Anil Dharker, the indefatigable founder of ‘Literature Live!’, was particularly impressed with the art installations that dotted the venue of the book launch. Incidentally, part of the JSW building in BKC that had hosted the event had been festooned with old movie posters, while Burman songs played over the music system. “The vast array of snacks made it clear that vegetarians miss nothing by eschewing meat,” said Dharker. “The pav bhaji made on the spot was utterly butterly-delicious.”
Once more, with feeling
“Medha Gadgil, additional chief secretary, wants to work with ‘I love Mumbai’ on its anti-plastic drive,” said Shaina N C, the BJP spokesperson and devoted daughter of Mumbai’s most famous Sheriff, the dashing Nana Chudasama. She was talking about one amongst her father’s Mumbai-centric civic interventions, carried out regularly.
Rakesh Maria and Shaina NC
“Mumbai Police Commissioner Rakesh Maria also said he will take 2,500 saplings for new police cops and each one will adopt them,” said Shaina about the well-attended gathering over the weekend, which saw the Chudasamas distributing saplings in their campaign to ‘green’ Mumbai. “35 centres across Mumbai came together to encourage Mumbaikars to adopt a plant, nurture it and contribute to the city’s green lungs,” she said.
David Attenborough SRK
Could there be anything more hilarious than the YouTube Clip depicting SRK at his exuberant and moony best in Kuch Kuch Hota Hain, being interpreted through the solemn and anthropological prism of Sir David Attenborough, that’s been doing the rounds on social networking sites?

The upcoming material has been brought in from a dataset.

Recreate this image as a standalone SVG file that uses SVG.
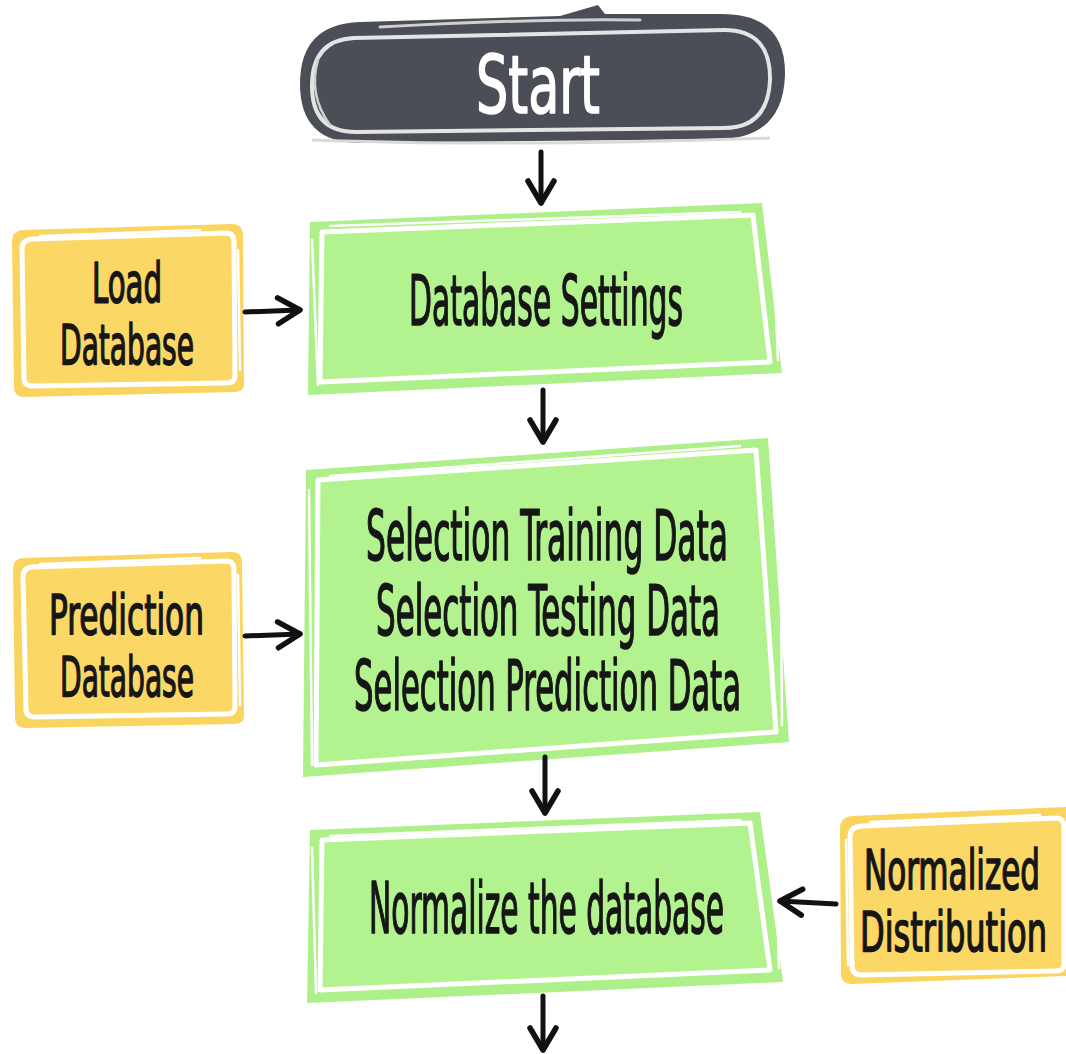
<svg xmlns="http://www.w3.org/2000/svg" width="1066" height="1054" viewBox="0 0 1066 1054">
<defs>
<style>
.lbl{font-family:"DejaVu Sans Condensed","Liberation Sans Narrow","Liberation Sans",sans-serif;font-weight:normal;fill:#161616;stroke:#161616;stroke-width:1.6;stroke-linejoin:round}
.ylbl{font-size:56px}
.start{font-family:"DejaVu Sans Condensed","Liberation Sans Narrow","Liberation Sans",sans-serif;font-weight:normal;fill:#ffffff;stroke:#ffffff;stroke-width:1.6;stroke-linejoin:round}
.gOuter{fill:#adef88}
.gInner{fill:#b2f38f;stroke:#ffffff;stroke-width:5;stroke-linejoin:round}
.yOuter{fill:#f9d55f}
.yInner{fill:#fbd866;stroke:#ffffff;stroke-width:5;stroke-linejoin:round}
.sk{fill:none;stroke:#ffffff;stroke-width:2.5;stroke-linecap:round}
.conn{fill:none;stroke:#111111;stroke-width:5;stroke-linecap:round}
</style>
<marker id="ah" markerUnits="userSpaceOnUse" viewBox="-26 -16 30 32" refX="0" refY="0" markerWidth="30" markerHeight="32" orient="auto">
<path d="M-22,-13 L0,0 L-22,13" fill="none" stroke="#111111" stroke-width="5.5" stroke-linecap="round" stroke-linejoin="round"/>
</marker>
</defs>

<g id="node-start">
<path d="M360,22 L560,16 L598,5 L605,14 L722,14 Q786,14 785,75 Q783,136 724,139 L360,143 Q300,143 300,84 Q300,24 360,22 Z" fill="#4b4d57"/>
<path d="M312,140 Q500,147 770,138" fill="none" stroke="#d9d9d9" stroke-width="3"/>
<path d="M354,38 L724,30 Q771,30 770,80 Q768,128 724,128 L356,132 Q312,132 312,86 Q312,40 354,38 Z" fill="none" stroke="#e4e4e4" stroke-width="4"/>
<path d="M380,27 Q550,18 640,20" fill="none" stroke="#d0d0d0" stroke-width="3" stroke-linecap="round"/>
<path d="M318,60 Q308,95 330,125" fill="none" stroke="#d0d0d0" stroke-width="2.5" stroke-linecap="round"/>
<text class="start" transform="translate(476,113) scale(0.5,1)" font-size="80" textLength="248" lengthAdjust="spacingAndGlyphs">Start</text>
</g>

<g id="node-database-settings">
<polygon class="gOuter" points="310,222 762,203 782,373 308,395"/>
<polygon class="gInner" points="322,232 753,215 770,362 320,382"/>
<path class="sk" d="M330,226 L740,212 M772,225 L778,360 M312,240 L318,385"/>
<text class="lbl" transform="translate(409,325) scale(0.5,1)" font-size="70" textLength="548" lengthAdjust="spacingAndGlyphs">Database Settings</text>
</g>

<g id="node-selection">
<polygon class="gOuter" points="306,470 768,438 789,742 303,777"/>
<polygon class="gInner" points="318,480 756,450 776,732 316,765"/>
<path class="sk" d="M330,476 L740,446 M780,460 L782,725 M309,490 L312,765"/>
<text class="lbl" transform="translate(366,560) scale(0.5,1)" font-size="70" textLength="724" lengthAdjust="spacingAndGlyphs">Selection Training Data</text>
<text class="lbl" transform="translate(376,635) scale(0.5,1)" font-size="70" textLength="688" lengthAdjust="spacingAndGlyphs">Selection Testing Data</text>
<text class="lbl" transform="translate(354,710) scale(0.5,1)" font-size="70" textLength="774" lengthAdjust="spacingAndGlyphs">Selection Prediction Data</text>
</g>

<g id="node-normalize">
<polygon class="gOuter" points="310,830 760,812 783,982 307,1003"/>
<polygon class="gInner" points="322,840 750,823 770,970 320,990"/>
<path class="sk" d="M330,836 L740,820 M775,830 L779,968 M312,848 L316,993"/>
<text class="lbl" transform="translate(369,933) scale(0.5,1)" font-size="72" textLength="710" lengthAdjust="spacingAndGlyphs">Normalize the database</text>
</g>

<g id="node-load-database">
<path class="yOuter" d="M22,230 L232,224 Q243,224 243,236 L244,385 Q244,392 234,392 L24,397 Q14,397 14,386 L12,242 Q12,231 22,230 Z"/>
<path class="yInner" d="M32,239 L226,233 Q234,233 234,242 L235,376 Q235,383 227,383 L33,386 Q24,386 24,378 L22,249 Q22,240 32,239 Z"/>
<path class="sk" d="M40,236 L200,230 M238,250 L240,370"/>
<text class="lbl ylbl" transform="translate(92,302) scale(0.5,1)" textLength="140" lengthAdjust="spacingAndGlyphs">Load</text>
<text class="lbl ylbl" transform="translate(60,364) scale(0.5,1)" textLength="268" lengthAdjust="spacingAndGlyphs">Database</text>
</g>

<g id="node-prediction-database">
<path class="yOuter" d="M22,558 L232,552 Q242,552 242,563 L244,716 Q244,724 234,724 L26,728 Q15,728 15,717 L13,570 Q13,559 22,558 Z"/>
<path class="yInner" d="M32,567 L226,561 Q234,561 234,570 L235,707 Q235,714 227,714 L35,717 Q26,717 26,709 L23,577 Q23,568 32,567 Z"/>
<path class="sk" d="M40,564 L200,558 M238,575 L240,705"/>
<text class="lbl ylbl" transform="translate(49,634) scale(0.5,1)" textLength="310" lengthAdjust="spacingAndGlyphs">Prediction</text>
<text class="lbl ylbl" transform="translate(60,696) scale(0.5,1)" textLength="268" lengthAdjust="spacingAndGlyphs">Database</text>
</g>

<g id="node-normalized-distribution">
<path class="yOuter" d="M852,816 L1066,807 L1066,976 L852,984 Q841,984 841,973 L840,828 Q840,817 852,816 Z"/>
<path class="yInner" d="M862,826 L1056,818 Q1064,818 1064,827 L1064,964 Q1064,971 1056,971 L862,975 Q852,975 852,966 L850,836 Q850,827 862,826 Z"/>
<path class="sk" d="M870,822 L1040,815 M846,840 L848,965"/>
<text class="lbl ylbl" transform="translate(864,889) scale(0.5,1)" textLength="352" lengthAdjust="spacingAndGlyphs">Normalized</text>
<text class="lbl ylbl" transform="translate(860,951) scale(0.5,1)" textLength="374" lengthAdjust="spacingAndGlyphs">Distribution</text>
</g>

<g id="connectors">
<path class="conn" d="M541,152 L541,203" marker-end="url(#ah)"/>
<path class="conn" d="M543,390 L543,442" marker-end="url(#ah)"/>
<path class="conn" d="M545,757 L545,813" marker-end="url(#ah)"/>
<path class="conn" d="M543,996 L543,1050" marker-end="url(#ah)"/>
<path class="conn" d="M245,312 L300,310" marker-end="url(#ah)"/>
<path class="conn" d="M245,636 L300,634" marker-end="url(#ah)"/>
<path class="conn" d="M836,904 L780,901" marker-end="url(#ah)"/>
</g>
</svg>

Sir David Attenborough. Pic/AFP
Shah Rukh Khan
The handiwork of one more from the burgeoning populace of Indian net-wits, the clip features the plumy voice of the English broadcaster and naturalist, best known for the BBC’s Life series, tacked on to some of SRK’s meanest mating (dance) moves silhouetted against the Kashmir mountains. A brilliantly conceived juxtaposition, it makes for hilarious viewing. Cyber net-wits of the Indian diaspora take a bow!
Om Puri’s next
Whereas the jury’s not out on the merits of ‘The Hundred Foot Journey’, (‘A celebration of cardamom. A tribute to turmeric,’ raved Delhi adman Swapan Seth; whereas New York Times’ much revered movie critic A O Scott was decidedly underwhelmed: ‘likely neither to pique your appetite nor to sate it, leaving you in a dyspeptic limbo,’ he commented in his review); everyone agrees that Om Puri has done a splendid job as usual.

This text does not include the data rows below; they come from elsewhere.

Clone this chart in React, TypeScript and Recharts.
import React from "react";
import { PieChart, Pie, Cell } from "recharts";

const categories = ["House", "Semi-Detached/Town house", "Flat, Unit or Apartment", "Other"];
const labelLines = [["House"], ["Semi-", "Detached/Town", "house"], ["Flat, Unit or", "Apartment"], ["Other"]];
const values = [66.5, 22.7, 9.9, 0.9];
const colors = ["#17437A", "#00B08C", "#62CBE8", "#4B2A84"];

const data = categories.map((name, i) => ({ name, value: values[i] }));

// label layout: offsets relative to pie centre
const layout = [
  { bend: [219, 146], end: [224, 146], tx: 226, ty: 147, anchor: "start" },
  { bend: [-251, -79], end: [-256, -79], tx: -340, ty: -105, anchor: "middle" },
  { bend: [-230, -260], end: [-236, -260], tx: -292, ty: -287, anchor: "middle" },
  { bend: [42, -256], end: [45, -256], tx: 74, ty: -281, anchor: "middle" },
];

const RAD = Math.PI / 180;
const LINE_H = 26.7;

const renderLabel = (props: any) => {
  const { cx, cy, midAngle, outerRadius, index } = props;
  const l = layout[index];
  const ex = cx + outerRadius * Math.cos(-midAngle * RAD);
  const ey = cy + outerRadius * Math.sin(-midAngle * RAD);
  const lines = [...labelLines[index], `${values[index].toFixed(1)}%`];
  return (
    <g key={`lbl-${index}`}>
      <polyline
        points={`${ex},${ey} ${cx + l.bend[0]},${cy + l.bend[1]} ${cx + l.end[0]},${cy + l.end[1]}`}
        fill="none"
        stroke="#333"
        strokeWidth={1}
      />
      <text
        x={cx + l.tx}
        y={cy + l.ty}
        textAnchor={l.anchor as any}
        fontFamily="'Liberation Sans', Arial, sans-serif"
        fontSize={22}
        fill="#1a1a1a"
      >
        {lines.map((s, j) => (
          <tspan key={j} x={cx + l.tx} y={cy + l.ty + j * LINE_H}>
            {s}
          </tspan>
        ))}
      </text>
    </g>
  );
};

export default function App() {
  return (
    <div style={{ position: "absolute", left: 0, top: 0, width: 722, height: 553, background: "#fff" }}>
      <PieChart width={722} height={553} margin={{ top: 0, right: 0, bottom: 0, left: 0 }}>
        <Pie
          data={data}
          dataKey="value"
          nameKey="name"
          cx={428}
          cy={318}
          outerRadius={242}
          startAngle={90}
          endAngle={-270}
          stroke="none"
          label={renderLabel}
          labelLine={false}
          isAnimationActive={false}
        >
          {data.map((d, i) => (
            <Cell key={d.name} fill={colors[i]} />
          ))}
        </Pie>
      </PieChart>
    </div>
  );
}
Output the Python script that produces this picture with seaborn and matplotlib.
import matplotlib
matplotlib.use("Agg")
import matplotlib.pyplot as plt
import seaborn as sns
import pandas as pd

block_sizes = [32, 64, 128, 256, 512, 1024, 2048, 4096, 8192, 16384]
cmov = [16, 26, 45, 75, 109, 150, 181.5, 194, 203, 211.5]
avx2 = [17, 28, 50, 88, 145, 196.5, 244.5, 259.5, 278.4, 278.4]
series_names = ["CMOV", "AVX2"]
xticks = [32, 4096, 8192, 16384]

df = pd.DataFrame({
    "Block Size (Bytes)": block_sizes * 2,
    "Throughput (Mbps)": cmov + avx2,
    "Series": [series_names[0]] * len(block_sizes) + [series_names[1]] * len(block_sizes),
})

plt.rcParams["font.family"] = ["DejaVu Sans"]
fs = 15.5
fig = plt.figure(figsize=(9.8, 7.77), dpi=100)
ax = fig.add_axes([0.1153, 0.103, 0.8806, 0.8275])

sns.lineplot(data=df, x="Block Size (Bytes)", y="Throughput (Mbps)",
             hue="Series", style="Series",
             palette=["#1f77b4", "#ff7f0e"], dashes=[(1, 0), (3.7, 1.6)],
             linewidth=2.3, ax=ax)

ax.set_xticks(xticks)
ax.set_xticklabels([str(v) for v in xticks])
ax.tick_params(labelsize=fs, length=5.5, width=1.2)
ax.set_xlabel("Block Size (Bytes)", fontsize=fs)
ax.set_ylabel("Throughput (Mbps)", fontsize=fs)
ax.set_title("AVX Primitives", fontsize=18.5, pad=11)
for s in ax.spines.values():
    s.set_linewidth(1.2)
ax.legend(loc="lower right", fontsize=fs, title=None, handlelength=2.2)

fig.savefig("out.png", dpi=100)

No one can be happier than director Sarah (The Sky Below) Singh, who is nearing completion on her latest film, which stars the legend. Titled ‘A Million Rivers’, the film, which Singh describes as ‘baby Bollywood’ (“because it mixes up several genres like film noir, melodrama, dark comedy, fantasy”), is expected to be ready in the fall of this year, with a sneak preview coming up in September in Mumbai. Filming with Puri occurred in Mumbai, while other locations included Punjab, Kashmir, Kerala, Pakistan, and New York.
Interestingly, Singh, the daughter of an American mother and Sikh father, stalled filming ‘A Million Rivers’ to campaign for her cousin Capt Amarinder Singh, the erstwhile Maharajah of Patiala, before the LS elections in Chandigarh. (He won) “The film is experienced as a surrealist narrative,” she says. “Early reviews have called it ‘a masterpiece’, ‘deeply disturbing and utterly compelling’,” she says.